** begin **
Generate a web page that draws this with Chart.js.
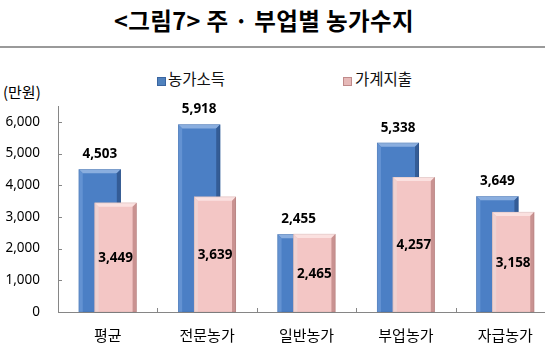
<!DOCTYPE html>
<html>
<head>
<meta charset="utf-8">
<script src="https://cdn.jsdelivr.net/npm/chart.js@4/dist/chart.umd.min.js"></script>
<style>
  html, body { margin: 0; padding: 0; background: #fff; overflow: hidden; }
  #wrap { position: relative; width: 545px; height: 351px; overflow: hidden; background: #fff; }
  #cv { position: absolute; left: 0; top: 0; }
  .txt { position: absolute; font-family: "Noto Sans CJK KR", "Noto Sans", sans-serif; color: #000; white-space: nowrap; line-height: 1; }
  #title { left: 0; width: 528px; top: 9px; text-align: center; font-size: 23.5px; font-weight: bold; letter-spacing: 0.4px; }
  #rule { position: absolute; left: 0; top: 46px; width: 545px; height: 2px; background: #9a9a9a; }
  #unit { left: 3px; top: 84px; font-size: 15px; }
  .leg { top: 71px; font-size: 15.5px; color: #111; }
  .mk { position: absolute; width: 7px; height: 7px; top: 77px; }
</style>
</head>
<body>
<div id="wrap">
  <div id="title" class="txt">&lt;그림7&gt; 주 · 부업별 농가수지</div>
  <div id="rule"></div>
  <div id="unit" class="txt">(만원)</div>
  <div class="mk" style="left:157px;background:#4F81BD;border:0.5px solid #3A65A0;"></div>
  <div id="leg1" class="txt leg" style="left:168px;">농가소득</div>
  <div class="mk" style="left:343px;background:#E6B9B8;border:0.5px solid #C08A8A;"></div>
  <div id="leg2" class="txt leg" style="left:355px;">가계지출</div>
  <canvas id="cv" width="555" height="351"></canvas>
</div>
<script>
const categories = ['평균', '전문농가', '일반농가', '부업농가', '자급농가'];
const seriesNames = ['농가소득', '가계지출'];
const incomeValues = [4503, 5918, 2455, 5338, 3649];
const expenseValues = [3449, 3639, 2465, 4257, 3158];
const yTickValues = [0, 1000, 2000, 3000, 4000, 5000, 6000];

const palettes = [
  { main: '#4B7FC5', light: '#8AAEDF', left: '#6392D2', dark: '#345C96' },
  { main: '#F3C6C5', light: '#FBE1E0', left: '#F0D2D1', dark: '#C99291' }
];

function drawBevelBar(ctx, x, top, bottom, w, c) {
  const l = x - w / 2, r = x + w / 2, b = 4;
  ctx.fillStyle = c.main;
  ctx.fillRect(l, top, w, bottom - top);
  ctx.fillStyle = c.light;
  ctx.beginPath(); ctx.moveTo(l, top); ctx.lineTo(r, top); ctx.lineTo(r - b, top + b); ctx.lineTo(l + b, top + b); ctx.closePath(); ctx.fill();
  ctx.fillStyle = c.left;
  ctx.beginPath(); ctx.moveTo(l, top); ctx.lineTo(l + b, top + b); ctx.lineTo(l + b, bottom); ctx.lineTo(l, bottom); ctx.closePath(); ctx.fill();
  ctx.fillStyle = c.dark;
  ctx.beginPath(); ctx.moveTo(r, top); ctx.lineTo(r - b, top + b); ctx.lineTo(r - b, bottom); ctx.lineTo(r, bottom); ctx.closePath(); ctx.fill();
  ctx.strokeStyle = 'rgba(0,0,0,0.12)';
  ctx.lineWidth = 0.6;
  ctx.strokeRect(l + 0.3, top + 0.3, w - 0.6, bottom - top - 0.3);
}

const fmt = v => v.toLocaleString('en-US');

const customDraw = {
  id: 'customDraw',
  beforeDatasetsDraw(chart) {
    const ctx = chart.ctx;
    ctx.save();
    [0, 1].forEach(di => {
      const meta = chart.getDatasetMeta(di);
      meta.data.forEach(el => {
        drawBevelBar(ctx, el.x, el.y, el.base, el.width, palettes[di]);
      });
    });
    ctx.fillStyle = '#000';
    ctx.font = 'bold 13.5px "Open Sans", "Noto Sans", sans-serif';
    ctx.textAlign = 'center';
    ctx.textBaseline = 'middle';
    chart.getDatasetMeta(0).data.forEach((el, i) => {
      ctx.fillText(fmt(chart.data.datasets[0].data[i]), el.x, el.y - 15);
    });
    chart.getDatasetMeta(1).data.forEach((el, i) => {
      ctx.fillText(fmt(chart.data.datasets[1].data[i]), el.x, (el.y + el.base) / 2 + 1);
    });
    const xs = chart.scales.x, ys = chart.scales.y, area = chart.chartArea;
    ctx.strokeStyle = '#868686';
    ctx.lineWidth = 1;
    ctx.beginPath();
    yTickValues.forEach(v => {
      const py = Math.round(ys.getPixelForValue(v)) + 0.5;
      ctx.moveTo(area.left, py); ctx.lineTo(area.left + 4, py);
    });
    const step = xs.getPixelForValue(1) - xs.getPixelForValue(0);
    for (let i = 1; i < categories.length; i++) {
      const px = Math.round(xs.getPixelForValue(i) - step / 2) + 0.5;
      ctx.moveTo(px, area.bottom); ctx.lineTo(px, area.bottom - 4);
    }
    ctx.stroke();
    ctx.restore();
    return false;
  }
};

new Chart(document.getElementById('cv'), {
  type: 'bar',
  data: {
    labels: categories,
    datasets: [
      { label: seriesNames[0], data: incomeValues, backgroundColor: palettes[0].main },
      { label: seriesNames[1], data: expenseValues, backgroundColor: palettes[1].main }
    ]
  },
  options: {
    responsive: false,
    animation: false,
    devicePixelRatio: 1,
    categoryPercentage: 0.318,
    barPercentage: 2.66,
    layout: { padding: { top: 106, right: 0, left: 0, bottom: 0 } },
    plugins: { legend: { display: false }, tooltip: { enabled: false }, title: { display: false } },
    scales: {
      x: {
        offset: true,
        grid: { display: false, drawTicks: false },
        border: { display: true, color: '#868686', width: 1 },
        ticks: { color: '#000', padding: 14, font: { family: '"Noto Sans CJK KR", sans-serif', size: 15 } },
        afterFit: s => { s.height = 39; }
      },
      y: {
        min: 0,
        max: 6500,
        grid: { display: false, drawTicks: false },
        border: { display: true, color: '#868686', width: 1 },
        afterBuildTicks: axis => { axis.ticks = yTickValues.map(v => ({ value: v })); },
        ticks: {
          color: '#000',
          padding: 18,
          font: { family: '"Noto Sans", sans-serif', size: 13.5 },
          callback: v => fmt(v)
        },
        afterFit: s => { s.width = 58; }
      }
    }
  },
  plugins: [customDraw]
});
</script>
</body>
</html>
** end **
Given problem: What is needed is an exact reproduction of the data, pictures excluded.

Full output:
Generate a web page that draws this with Chart.js.
<!DOCTYPE html>
<html>
<head>
<meta charset="utf-8">
<script src="https://cdn.jsdelivr.net/npm/chart.js@4/dist/chart.umd.min.js"></script>
<style>
  html, body { margin: 0; padding: 0; background: #fff; overflow: hidden; }
  #wrap { position: relative; width: 545px; height: 351px; overflow: hidden; background: #fff; }
  #cv { position: absolute; left: 0; top: 0; }
  .txt { position: absolute; font-family: "Noto Sans CJK KR", "Noto Sans", sans-serif; color: #000; white-space: nowrap; line-height: 1; }
  #title { left: 0; width: 528px; top: 9px; text-align: center; font-size: 23.5px; font-weight: bold; letter-spacing: 0.4px; }
  #rule { position: absolute; left: 0; top: 46px; width: 545px; height: 2px; background: #9a9a9a; }
  #unit { left: 3px; top: 84px; font-size: 15px; }
  .leg { top: 71px; font-size: 15.5px; color: #111; }
  .mk { position: absolute; width: 7px; height: 7px; top: 77px; }
</style>
</head>
<body>
<div id="wrap">
  <div id="title" class="txt">&lt;그림7&gt; 주 · 부업별 농가수지</div>
  <div id="rule"></div>
  <div id="unit" class="txt">(만원)</div>
  <div class="mk" style="left:157px;background:#4F81BD;border:0.5px solid #3A65A0;"></div>
  <div id="leg1" class="txt leg" style="left:168px;">농가소득</div>
  <div class="mk" style="left:343px;background:#E6B9B8;border:0.5px solid #C08A8A;"></div>
  <div id="leg2" class="txt leg" style="left:355px;">가계지출</div>
  <canvas id="cv" width="555" height="351"></canvas>
</div>
<script>
const categories = ['평균', '전문농가', '일반농가', '부업농가', '자급농가'];
const seriesNames = ['농가소득', '가계지출'];
const incomeValues = [4503, 5918, 2455, 5338, 3649];
const expenseValues = [3449, 3639, 2465, 4257, 3158];
const yTickValues = [0, 1000, 2000, 3000, 4000, 5000, 6000];

const palettes = [
  { main: '#4B7FC5', light: '#8AAEDF', left: '#6392D2', dark: '#345C96' },
  { main: '#F3C6C5', light: '#FBE1E0', left: '#F0D2D1', dark: '#C99291' }
];

function drawBevelBar(ctx, x, top, bottom, w, c) {
  const l = x - w / 2, r = x + w / 2, b = 4;
  ctx.fillStyle = c.main;
  ctx.fillRect(l, top, w, bottom - top);
  ctx.fillStyle = c.light;
  ctx.beginPath(); ctx.moveTo(l, top); ctx.lineTo(r, top); ctx.lineTo(r - b, top + b); ctx.lineTo(l + b, top + b); ctx.closePath(); ctx.fill();
  ctx.fillStyle = c.left;
  ctx.beginPath(); ctx.moveTo(l, top); ctx.lineTo(l + b, top + b); ctx.lineTo(l + b, bottom); ctx.lineTo(l, bottom); ctx.closePath(); ctx.fill();
  ctx.fillStyle = c.dark;
  ctx.beginPath(); ctx.moveTo(r, top); ctx.lineTo(r - b, top + b); ctx.lineTo(r - b, bottom); ctx.lineTo(r, bottom); ctx.closePath(); ctx.fill();
  ctx.strokeStyle = 'rgba(0,0,0,0.12)';
  ctx.lineWidth = 0.6;
  ctx.strokeRect(l + 0.3, top + 0.3, w - 0.6, bottom - top - 0.3);
}

const fmt = v => v.toLocaleString('en-US');

const customDraw = {
  id: 'customDraw',
  beforeDatasetsDraw(chart) {
    const ctx = chart.ctx;
    ctx.save();
    [0, 1].forEach(di => {
      const meta = chart.getDatasetMeta(di);
      meta.data.forEach(el => {
        drawBevelBar(ctx, el.x, el.y, el.base, el.width, palettes[di]);
      });
    });
    ctx.fillStyle = '#000';
    ctx.font = 'bold 13.5px "Open Sans", "Noto Sans", sans-serif';
    ctx.textAlign = 'center';
    ctx.textBaseline = 'middle';
    chart.getDatasetMeta(0).data.forEach((el, i) => {
      ctx.fillText(fmt(chart.data.datasets[0].data[i]), el.x, el.y - 15);
    });
    chart.getDatasetMeta(1).data.forEach((el, i) => {
      ctx.fillText(fmt(chart.data.datasets[1].data[i]), el.x, (el.y + el.base) / 2 + 1);
    });
    const xs = chart.scales.x, ys = chart.scales.y, area = chart.chartArea;
    ctx.strokeStyle = '#868686';
    ctx.lineWidth = 1;
    ctx.beginPath();
    yTickValues.forEach(v => {
      const py = Math.round(ys.getPixelForValue(v)) + 0.5;
      ctx.moveTo(area.left, py); ctx.lineTo(area.left + 4, py);
    });
    const step = xs.getPixelForValue(1) - xs.getPixelForValue(0);
    for (let i = 1; i < categories.length; i++) {
      const px = Math.round(xs.getPixelForValue(i) - step / 2) + 0.5;
      ctx.moveTo(px, area.bottom); ctx.lineTo(px, area.bottom - 4);
    }
    ctx.stroke();
    ctx.restore();
    return false;
  }
};

new Chart(document.getElementById('cv'), {
  type: 'bar',
  data: {
    labels: categories,
    datasets: [
      { label: seriesNames[0], data: incomeValues, backgroundColor: palettes[0].main },
      { label: seriesNames[1], data: expenseValues, backgroundColor: palettes[1].main }
    ]
  },
  options: {
    responsive: false,
    animation: false,
    devicePixelRatio: 1,
    categoryPercentage: 0.318,
    barPercentage: 2.66,
    layout: { padding: { top: 106, right: 0, left: 0, bottom: 0 } },
    plugins: { legend: { display: false }, tooltip: { enabled: false }, title: { display: false } },
    scales: {
      x: {
        offset: true,
        grid: { display: false, drawTicks: false },
        border: { display: true, color: '#868686', width: 1 },
        ticks: { color: '#000', padding: 14, font: { family: '"Noto Sans CJK KR", sans-serif', size: 15 } },
        afterFit: s => { s.height = 39; }
      },
      y: {
        min: 0,
        max: 6500,
        grid: { display: false, drawTicks: false },
        border: { display: true, color: '#868686', width: 1 },
        afterBuildTicks: axis => { axis.ticks = yTickValues.map(v => ({ value: v })); },
        ticks: {
          color: '#000',
          padding: 18,
          font: { family: '"Noto Sans", sans-serif', size: 13.5 },
          callback: v => fmt(v)
        },
        afterFit: s => { s.width = 58; }
      }
    }
  },
  plugins: [customDraw]
});
</script>
</body>
</html>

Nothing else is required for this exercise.